Los enfrentamientos entre estudios importantes eran cosa aparte. Es cierto que yo nunca formé parte de un estudio grande y mi práctica era más bien individual; sin embargo, en diversas ocasiones me llamaron para fungir de mercenario en batallas como esas. Los estudios corporativos que no tienen penalista «adoptan» a uno como parte de su estrategia —que generalmente involucra otras ramas, como tributario o societario. Son casos de grandes dimensiones, grandes estudios enfrentados. Se trata de lides donde no solamente se pelean los honorarios, sino —componente esencial— el ego y la reputación. Los litigantes suelen ser divos, y la vanidad es, a menudo, el ingrediente esencial de un gran abogado. Este tipo de juicios los vivía intensamente, minuto a minuto. Había que ser muy «zorro» y leer la jugada que el otro quería hacer. Yo solía adelantarme y, por ejemplo, antes de que el caso terminara su etapa policial, ya buscaba arreglar a la Fiscalía e incluso adelantaba algo para asegurar mi posición.
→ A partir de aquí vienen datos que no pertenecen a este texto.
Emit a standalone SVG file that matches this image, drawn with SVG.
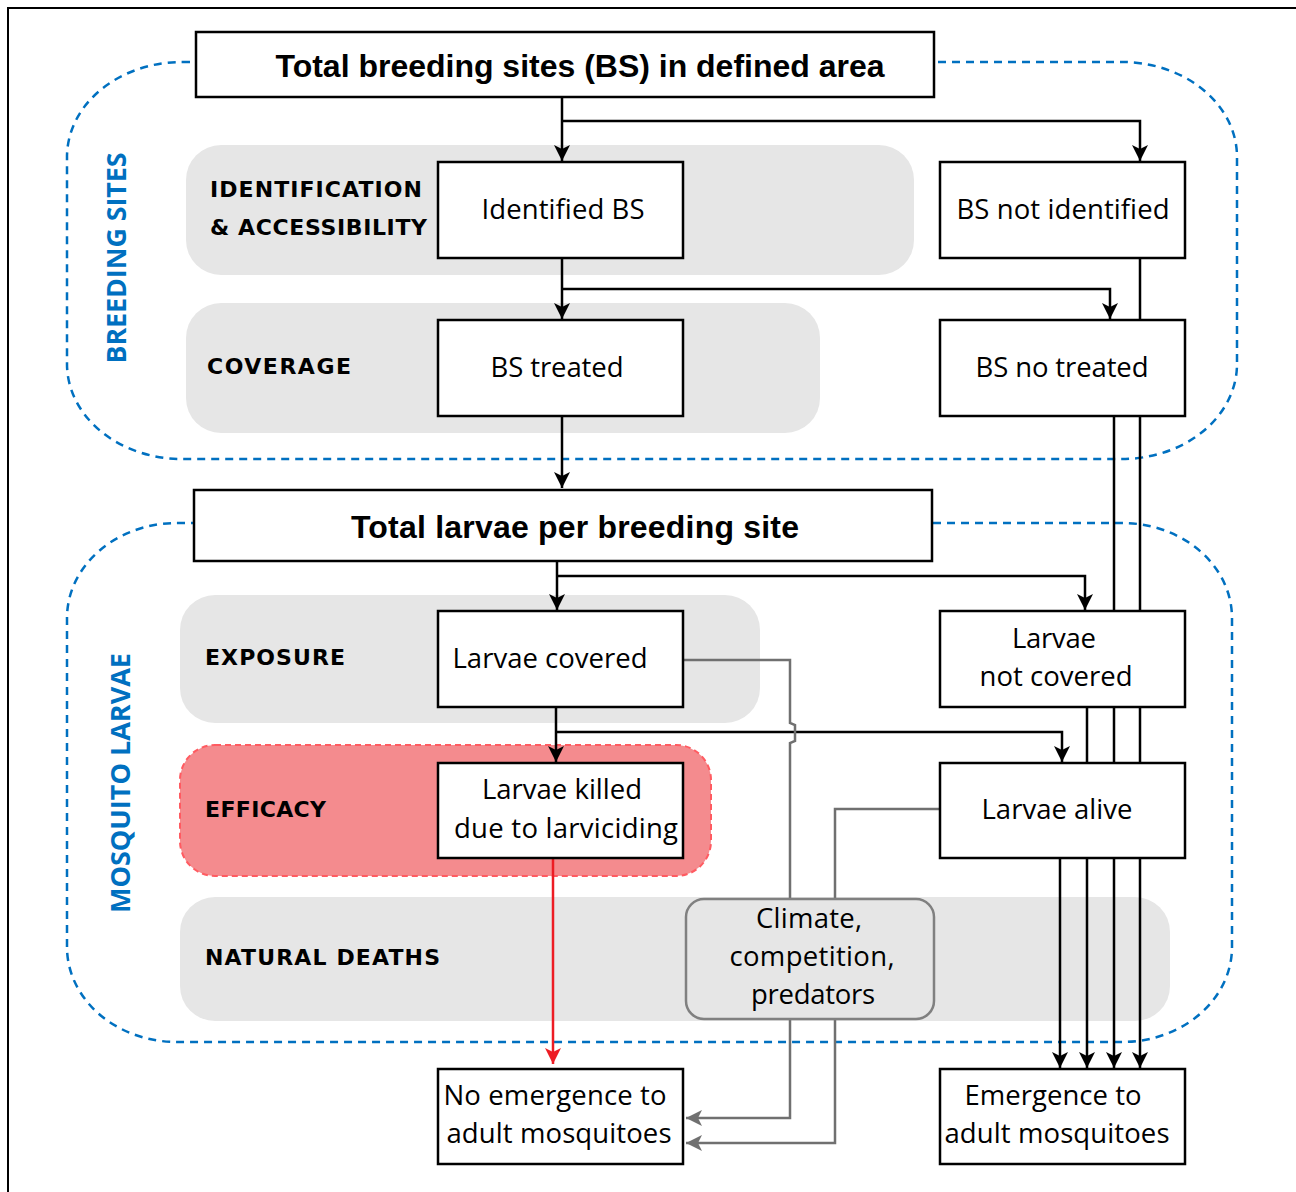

Por último, más allá de las distintas «especies» de clientes, lo cierto es que la corrupción en el Perú, desde hace mucho, se pasea a vista y paciencia de todos. Es un mecanismo tan normalizado que nadie puede atreverse a negarlo. El diferencial está en la actitud que se asume ante él. Se me viene a la mente un ejemplo. En un reciente evento público, un joven y atrevido periodista amenazó a otra persona con llevarlo a los tribunales y «reventarlo». Explícitamente le dijo que su abogado «le sacaría la mierda en cualquier juicio». Pregunto: ¿el chiquillo está tan seguro de su amenaza porque sabe que su abogado es uno de los más grandes corruptores limeños, o sencillamente se hace el idiota para mostrarse tan altanero?